Nordiska museet's future challenges
Nordiska museet's future challenges do not differ significantly from those of other central museums. For example, the museum needs to continue to work actively with digitisation issues; the museum's current strategy for new media seems reasonable according to Statskontoret. Furthermore, the museum needs to continually attract both existing audiences and new groups. This is both for economic reasons, in order to increase revenue, and to further develop and remain relevant as a museum. Nordiska museet must also continue to successfully recruit, retain and further develop the skills of employees within the many different professions required for a central museum's wide-ranging activities.
A particular challenge in terms of recruiting, which in the short term must be handled by Nordiska museet and partly by the Government, is to find suitable replacements for senior staff whose employment will end in the next year or few years. In 2014, the appointment for all members of the board expires, including that of the chairman and another member who have held the position for six years. Furthermore, the holder of the Hallwyl professorship is retiring in 2015. In addition, the museum director has reached the statutory retirement age.
A basic condition is also for Nordiska museet to be able to balance its economy over time and to continuously produce satisfactory financial results. The museum's current economic situation appears to be sound, since the results have improved over the past decade. This development has largely been a result of active initiatives from the museum's side.
In the coming years, it should also primarily be the active initiatives of the museum itself that will contribute to a positive economic development. This is because the museum can hardly count on the appropriation to, in real terms, increase significantly in the next few years, and it is also unlikely that the museum's associated foundations and funds will provide more than relatively marginal contributions to the annual results. It is therefore probable that the museum will have to, as it has done over the past decade, continue to work with the review and streamlining of operations and seek to increase revenue in parallel with government grants.
According to Statskontoret, it is the real estate that constitutes the greatest risk in Nordiska museet's operations. However, we have not seen any indications that the museum would not be able to cope with the role of property manager. The property portfolio's size also suggests that internal management of the real estate is a reasonable approach. The issue of the properties' care and maintenance currently seems to be a high priority of the museum management.
In the short term, an important issue within the property management is to complete a planned renovation of the museum building on Djurgården so that, among other things, the intended benefits of housing the museum's archives there can be achieved. The biggest challenge, however – both in the short and long term – is to deal with the properties' maintenance. Constant monitoring of how these needs are evolving is a strategic issue for the museum's management, as maintenance work in some cases can be extremely costly.

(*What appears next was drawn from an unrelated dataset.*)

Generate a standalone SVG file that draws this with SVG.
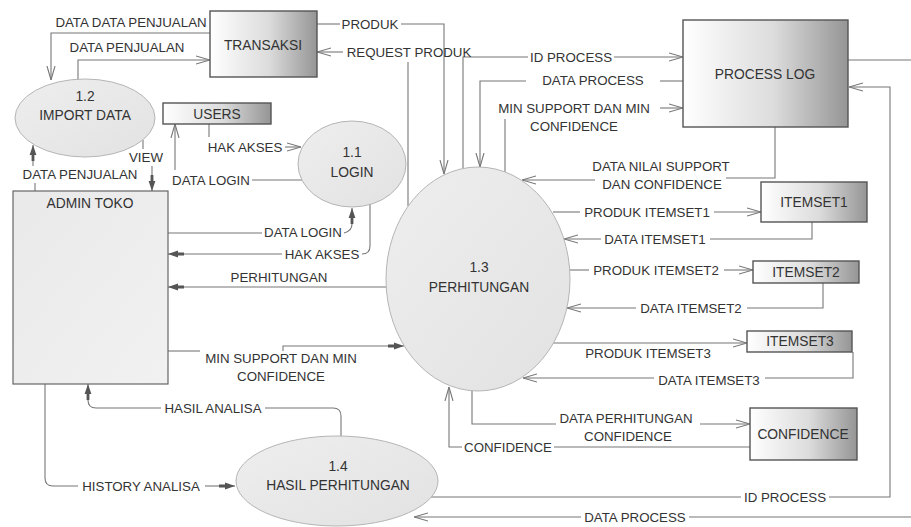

In our opinion, there are also reasons for Nordiska museet to be attentive to certain criticisms that have emerged in our, albeit relatively few, contacts with actors in the museum's sphere of operations. The overall picture is generally positive. For example, it is often emphasised that Nordiska museet is Sweden's largest culture historical museum, with a broad and important mission and competent and knowledgeable staff. However, some interviewees have said that, in recent years, they have perceived some tendencies towards a reduced level of ambition from Nordiska museet in terms of supporting other museums. In a few cases, it has also been noted that the museum has room for improvement when it comes to capturing and highlighting interesting topics in the current public debate. It should however be noted that Nordiska museet does not agree with the criticism. Collaboration and playing an active role in the community are also issues addressed in a target and strategy document recently adopted by the museum's board.

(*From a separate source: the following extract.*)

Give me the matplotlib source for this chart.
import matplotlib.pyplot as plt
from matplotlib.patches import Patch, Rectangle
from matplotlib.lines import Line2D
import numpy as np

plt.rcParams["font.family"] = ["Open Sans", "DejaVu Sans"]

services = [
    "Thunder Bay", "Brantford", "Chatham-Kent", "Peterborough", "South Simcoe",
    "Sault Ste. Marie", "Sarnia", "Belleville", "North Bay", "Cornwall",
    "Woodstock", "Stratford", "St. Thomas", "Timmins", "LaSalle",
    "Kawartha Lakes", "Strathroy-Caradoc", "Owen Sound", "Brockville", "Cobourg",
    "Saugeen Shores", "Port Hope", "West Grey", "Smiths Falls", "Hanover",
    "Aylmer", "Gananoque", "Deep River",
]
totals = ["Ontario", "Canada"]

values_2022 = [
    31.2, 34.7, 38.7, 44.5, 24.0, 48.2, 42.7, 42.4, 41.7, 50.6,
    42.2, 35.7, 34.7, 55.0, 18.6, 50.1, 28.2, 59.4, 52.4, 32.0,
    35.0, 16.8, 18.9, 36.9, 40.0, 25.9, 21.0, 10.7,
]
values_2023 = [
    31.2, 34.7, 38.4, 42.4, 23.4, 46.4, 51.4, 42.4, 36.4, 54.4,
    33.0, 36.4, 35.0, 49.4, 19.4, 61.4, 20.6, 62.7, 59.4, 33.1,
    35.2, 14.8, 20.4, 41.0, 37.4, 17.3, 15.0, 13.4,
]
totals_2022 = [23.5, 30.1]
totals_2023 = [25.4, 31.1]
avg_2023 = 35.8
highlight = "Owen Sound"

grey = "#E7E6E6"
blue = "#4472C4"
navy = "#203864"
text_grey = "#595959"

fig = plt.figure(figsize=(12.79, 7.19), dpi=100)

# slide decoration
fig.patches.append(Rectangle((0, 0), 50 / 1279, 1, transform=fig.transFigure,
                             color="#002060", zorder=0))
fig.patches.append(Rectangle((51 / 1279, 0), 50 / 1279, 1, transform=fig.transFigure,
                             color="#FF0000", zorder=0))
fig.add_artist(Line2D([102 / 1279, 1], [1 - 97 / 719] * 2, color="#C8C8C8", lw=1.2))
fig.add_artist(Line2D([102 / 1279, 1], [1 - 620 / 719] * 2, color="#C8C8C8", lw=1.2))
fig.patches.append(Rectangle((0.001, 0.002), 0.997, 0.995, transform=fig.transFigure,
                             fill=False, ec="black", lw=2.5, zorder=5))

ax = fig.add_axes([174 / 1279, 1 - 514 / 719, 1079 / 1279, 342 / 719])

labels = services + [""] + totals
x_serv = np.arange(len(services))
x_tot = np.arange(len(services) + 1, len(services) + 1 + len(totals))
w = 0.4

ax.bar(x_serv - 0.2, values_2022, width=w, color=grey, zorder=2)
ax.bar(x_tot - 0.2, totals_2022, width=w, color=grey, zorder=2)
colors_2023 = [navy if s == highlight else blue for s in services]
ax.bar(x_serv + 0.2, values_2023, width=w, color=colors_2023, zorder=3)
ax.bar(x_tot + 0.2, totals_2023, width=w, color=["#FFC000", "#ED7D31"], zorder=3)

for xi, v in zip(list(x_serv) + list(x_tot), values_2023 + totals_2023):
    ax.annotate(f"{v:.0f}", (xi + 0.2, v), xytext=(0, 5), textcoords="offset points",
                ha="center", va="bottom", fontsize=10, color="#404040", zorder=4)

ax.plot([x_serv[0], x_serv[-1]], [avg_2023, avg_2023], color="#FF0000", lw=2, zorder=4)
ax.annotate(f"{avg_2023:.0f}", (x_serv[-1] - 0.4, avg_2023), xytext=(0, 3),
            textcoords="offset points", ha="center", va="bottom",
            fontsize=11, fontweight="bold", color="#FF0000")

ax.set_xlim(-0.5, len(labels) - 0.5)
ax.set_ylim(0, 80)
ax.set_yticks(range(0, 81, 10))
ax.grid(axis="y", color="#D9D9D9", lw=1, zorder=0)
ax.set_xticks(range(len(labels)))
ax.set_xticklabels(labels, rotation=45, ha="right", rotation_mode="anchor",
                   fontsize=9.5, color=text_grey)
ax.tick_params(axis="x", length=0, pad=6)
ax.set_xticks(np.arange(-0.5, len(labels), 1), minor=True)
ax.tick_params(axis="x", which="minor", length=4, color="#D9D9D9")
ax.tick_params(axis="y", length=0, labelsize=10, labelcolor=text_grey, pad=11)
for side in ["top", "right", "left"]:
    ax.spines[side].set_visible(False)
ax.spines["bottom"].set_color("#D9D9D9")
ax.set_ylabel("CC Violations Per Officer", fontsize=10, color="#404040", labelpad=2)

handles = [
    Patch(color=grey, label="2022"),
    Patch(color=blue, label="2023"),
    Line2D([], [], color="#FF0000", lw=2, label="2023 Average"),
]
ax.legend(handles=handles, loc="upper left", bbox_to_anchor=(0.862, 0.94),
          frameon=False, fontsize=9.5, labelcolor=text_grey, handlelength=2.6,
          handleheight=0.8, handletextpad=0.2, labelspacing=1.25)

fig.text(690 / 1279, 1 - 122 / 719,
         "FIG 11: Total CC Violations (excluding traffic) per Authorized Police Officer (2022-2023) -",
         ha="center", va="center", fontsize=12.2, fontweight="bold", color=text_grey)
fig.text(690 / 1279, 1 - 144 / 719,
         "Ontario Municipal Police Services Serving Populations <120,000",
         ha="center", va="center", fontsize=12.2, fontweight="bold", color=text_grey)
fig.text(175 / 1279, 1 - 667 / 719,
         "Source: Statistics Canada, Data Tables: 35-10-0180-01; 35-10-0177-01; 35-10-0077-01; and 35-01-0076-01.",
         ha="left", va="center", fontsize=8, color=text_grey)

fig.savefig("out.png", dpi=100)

Recommendations to Nordiska museet
Using a survey method, conduct research on the staff's view of operations
According to Nordiska museet, the staff represent the museum's most important resource, which we agree upon. The museum accumulates staff opinions and viewpoints through, for example, performance reviews, active work environment initiatives and internal training programmes. The tools used by the museum are essential. In our opinion, it would also be worthwhile to periodically carry out employee surveys among the museum's staff, as a survey allows for broader questions relating to the operations. Statskontoret therefore recommends that the museum should, in the future, systematically and periodically accumulate knowledge on the staff's view of the operations and the museum's work environment using employee surveys or a similar method.
Essential to find a balance between revenue and maintenance needs
Statskontoret has proceeded on the assumption that all of the current real estate will continue to be owned and managed by Nordiska museet and will mainly be used for museum operations. However, we would like to note that, in the long term, it will probably be necessary for the museum to find a better balance between revenue and maintenance needs for some of the cultural environments, with Tyresö Castle being a particular area of focus. We are unable to assess whether this can be achieved for Tyresö Castle with the current conditions or if it, for example, requires permutation of the benefactor's will.
Need for developed follow-up information
Nordiska museet's annual report essentially provides a comprehensive and informative view of the operation's performance. However, to better comply with the Government's guidelines and to facilitate comparisons with other central museums and assessments of the museum's performance over time, we recommend that the following information also be included in future annual reports:
- an account of how the total costs are divided between larger groups of activities (according to some suitable subdivision),
- a more detailed presentation of staff information, corresponding to agencies' activities, including a description of what work is being done to ensure the museum's skills provision,
- more detailed comments than hitherto received on the results in relation to the Government's guidelines for the operation,
- a clearer definition and presentation of the qualitative aspects of the operation's results, in accordance with the Government commission which the central museums have had since 2011, and
- an account of the existence, position and annually used funds for the museum's associated foundations and funds.
Recommendations to the Government
In our analysis, Nordiska museet has pointed out weaknesses in the annual dialogue between the museum and the Ministry of Culture, in particular the lack of routine direct contact between the museum's management and the Ministry's political leadership. Statskontoret's analysis has not provided sufficient supporting data for us to suggest that the Government change the contact forms currently being used in relation to Nordiska museet. However, it should still be noted that, in the activities pursued by Nordiska museet – to a large degree funded through government appropriations – there are certain circumstances, such as property management, where it may be justified for the government to keep itself more well-informed.
Furthermore, we want to draw the Government's attention to the fact that, in the guideline decision to Nordiska museet regarding the use of state funding, it refers to "the objectives for the operations as stated in the Nordiska museet foundation's statutes". However, the term "objectives" is not found in the foundation's statutes. There may therefore be justification for the Government to revise the wording in future guideline decisions.